Ignoring this subplot, Hoffman, etc. would be forgivable (in time) if the film made up for it in its own way, but alas it did not. There were a few things about it that I liked, such as the idea of a groupie (Hannah Emily Anderson's coroner's assistant character, who belongs to a Jigsaw fan club on the "dark web" and recreates his traps as a hobby), and as a fan of the general vibe of these things, it was nice to be sitting in a theater watching one unfold again. But on that note, once the initial thrill wore off, I couldn't help but feel that the movie was kind of a pod person version of a Saw film. I don't know if it's because of its stand-alone nature or because the entire creative team had been replaced with people who had never worked on one of these films before (literally the first time that's been the case for a sequel), or maybe even both, but for most of the runtime I kept feeling like I was seeing a simulation of one instead of the real McCoy. It was like someone wrote down a bunch of things that a Saw movie should have - traps, cops, twists, Tobin Bell talking about the value of life - and made one without really getting what it was that made people keep coming back to these movies year after year. Even the "ten years ago" scenes have no payoff for anything else - we see Jigsaw and Logan make a reverse bear trap (the first?) together, but we don't get to see it in action, or any other kind of Easter Egg thing. The end of a proper Saw should make us excited for the next one - hell, even the "Final Chapter" had that much (Hoffman being trapped in the infamous bathroom), but this ended with a limp shrug. Not to mention a potential plot hole - Logan is a doctor, so if he was John's first apprentice, what the hell did John need Gordon for? Logan clearly passed whatever tests Jigsaw inflicted on him if he's still alive and carrying on his legacy in the present day, so where was he throughout the events from the other films? The other "___ was there all along" twists always recycled old footage to show us how it worked, but they don't bother with anything like it here - even when it finally tied into the series history, it still felt uncharacteristically disconnected, and in turn unsatisfying.
(Not to mention the fact that the whole point of the modern day scenes was a giant cheat. It's too complicated to explain for a non-viewer, but for those who have - there is no reason Logan needed lookalike bodies in the present day, as no one involved was watching the old game or knew what those victims looked like.
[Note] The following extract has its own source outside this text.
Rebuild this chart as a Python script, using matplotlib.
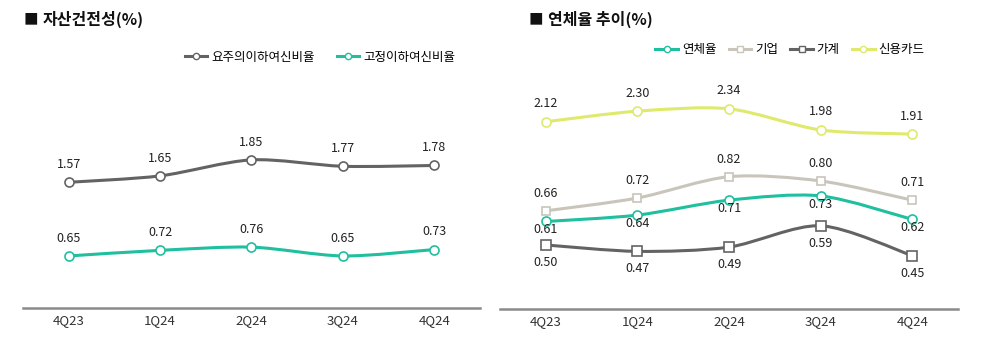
import matplotlib.pyplot as plt
from matplotlib.path import Path
from matplotlib.patches import PathPatch
from matplotlib.lines import Line2D

plt.rcParams['font.family'] = ['Noto Sans CJK KR', 'DejaVu Sans']

quarters = ['4Q23', '1Q24', '2Q24', '3Q24', '4Q24']

# 자산건전성
watch_ratio = [1.57, 1.65, 1.85, 1.77, 1.78]   # 요주의이하여신비율
npl_ratio = [0.65, 0.72, 0.76, 0.65, 0.73]     # 고정이하여신비율

# 연체율 추이
delinq = [0.61, 0.64, 0.71, 0.73, 0.62]        # 연체율
corp = [0.66, 0.72, 0.82, 0.80, 0.71]          # 기업
household = [0.50, 0.47, 0.49, 0.59, 0.45]     # 가계
card = [2.12, 2.30, 2.34, 1.98, 1.91]          # 신용카드

TEAL = '#1fbf9f'
DGRAY = '#636363'
BEIGE = '#c9c5bb'
LIME = '#dfe96c'


def smooth_line(ax, xs, ys, color, lw=2.2):
    # catmull-rom -> cubic bezier through the data points
    pts = list(zip(xs, ys))
    verts = [pts[0]]
    codes = [Path.MOVETO]
    n = len(pts)
    for i in range(n - 1):
        p0 = pts[i - 1] if i > 0 else pts[i]
        p1 = pts[i]
        p2 = pts[i + 1]
        p3 = pts[i + 2] if i + 2 < n else pts[i + 1]
        c1 = (p1[0] + (p2[0] - p0[0]) / 7, p1[1] + (p2[1] - p0[1]) / 7)
        c2 = (p2[0] - (p3[0] - p1[0]) / 7, p2[1] - (p3[1] - p1[1]) / 7)
        verts += [c1, c2, p2]
        codes += [Path.CURVE4] * 3
    ax.add_patch(PathPatch(Path(verts, codes), fill=False, edgecolor=color,
                           lw=lw, capstyle='round', zorder=2))


def series(ax, vals, color, marker, dy, ms=6.5):
    x = range(len(vals))
    smooth_line(ax, x, vals, color)
    ax.plot(x, vals, linestyle='none', marker=marker, ms=ms, mfc='white',
            mec=color, mew=1.2, zorder=3)
    for i, v in enumerate(vals):
        ax.annotate(f'{v:.2f}', (i, v), xytext=(0, dy), textcoords='offset points',
                    ha='center', va='center', fontsize=9, color='#222222', zorder=4)


def style(ax):
    for s in ['top', 'left', 'right']:
        ax.spines[s].set_visible(False)
    ax.spines['bottom'].set_color('#8a8a8a')
    ax.spines['bottom'].set_linewidth(1.8)
    ax.set_yticks([])
    ax.set_xticks(range(len(quarters)))
    ax.set_xticklabels(quarters, fontsize=9.5, color='#333333')
    ax.tick_params(axis='x', length=0, pad=4)
    ax.set_xlim(-0.5, 4.5)


fig = plt.figure(figsize=(10.04, 3.51), dpi=100)

# ---------- left: 자산건전성 ----------
ax1 = fig.add_axes([23 / 1004, 43 / 351, 457 / 1004, 229 / 351])
style(ax1)
ax1.set_ylim(0, 2.86)
series(ax1, watch_ratio, DGRAY, 'o', 12.6)
series(ax1, npl_ratio, TEAL, 'o', 12.9)

fig.text(24 / 1004, 1 - 20 / 351, '■', fontsize=10.5, va='center', ha='left', color='#111111')
fig.text(43 / 1004, 1 - 19 / 351, '자산건전성(%)', fontsize=11.5, fontweight='bold',
         va='center', ha='left', color='#111111')

h1 = [Line2D([], [], color=DGRAY, lw=2.2, marker='o', ms=4.5, mfc='white', mec=DGRAY),
      Line2D([], [], color=TEAL, lw=2.2, marker='o', ms=4.5, mfc='white', mec=TEAL)]
fig.legend(h1, ['요주의이하여신비율', '고정이하여신비율'], loc='center',
           bbox_to_anchor=(320 / 1004, 1 - 57 / 351), ncol=2, frameon=False,
           fontsize=9, handlelength=1.8, handletextpad=0.3, columnspacing=1.8)

# ---------- right: 연체율 추이 ----------
ax2 = fig.add_axes([500 / 1004, 42 / 351, 458 / 1004, 229 / 351])
style(ax2)
ax2.set_ylim(0.2, 1.273)
series(ax2, corp, BEIGE, 's', 12.5, ms=6)
series(ax2, delinq, TEAL, 'o', -6)
series(ax2, household, DGRAY, 's', -12.5, ms=6.5)

ax3 = ax2.twinx()
ax3.set_ylim(-1.065, 2.83)
ax3.axis('off')
series(ax3, card, LIME, 'o', 13)

fig.text(529 / 1004, 1 - 20 / 351, '■', fontsize=10.5, va='center', ha='left', color='#111111')
fig.text(548 / 1004, 1 - 19 / 351, '연체율 추이(%)', fontsize=11.5, fontweight='bold',
         va='center', ha='left', color='#111111')

h2 = [Line2D([], [], color=TEAL, lw=2.2, marker='o', ms=4.5, mfc='white', mec=TEAL),
      Line2D([], [], color=BEIGE, lw=2.2, marker='s', ms=4, mfc='white', mec=BEIGE),
      Line2D([], [], color=DGRAY, lw=2.2, marker='s', ms=4, mfc='white', mec=DGRAY),
      Line2D([], [], color=LIME, lw=2.2, marker='o', ms=4.5, mfc='white', mec=LIME)]
fig.legend(h2, ['연체율', '기업', '가계', '신용카드'], loc='center',
           bbox_to_anchor=(790 / 1004, 1 - 50 / 351), ncol=4, frameon=False,
           fontsize=9, handlelength=1.8, handletextpad=0.3, columnspacing=1.0)

fig.savefig('out.png', dpi=100)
It was a twist that had no in-movie purpose, existing only to fool the viewing audience, which is simply bad writing.)
So again, who was this movie for? I have yet to talk to a real fan of the series who was satisfied by it, and I'm not sure if I even know of a newcomer who was finally compelled to see what the big deal was. At least with Blair Witch (last year's attempt from Lionsgate to revive a dormant series) they had license to keep the narrative threads to a minimum - it's not like Blair Witch Project won audiences over with its complicated plot or major twists - all they had to do was make another scary found footage movie in the woods. But for Saw, a series that maintained its popularity because of its serialized nature and core cast of characters, there was no conceivable reason to believe that a largely standalone entry with an entirely new cast (Tobin only shows up in the final fifteen minutes or so) would appeal to the people who were asking for a new film in the first place. It's technically a success due to the usual low budget (the combined budgets for the first seven films was $65m - even the lowest grossing entry made more than that), but I doubt the producers will be excited about moving forward when the reception was so muted, especially when they'd likely have to admit they screwed up by course correcting and giving us "Saw 9" instead of "Jigsaw 2". Ironically, the film's refusal to tie itself into the others might produce a result they didn't expect: the hardcore fans will be as free to ignore it as everyone else.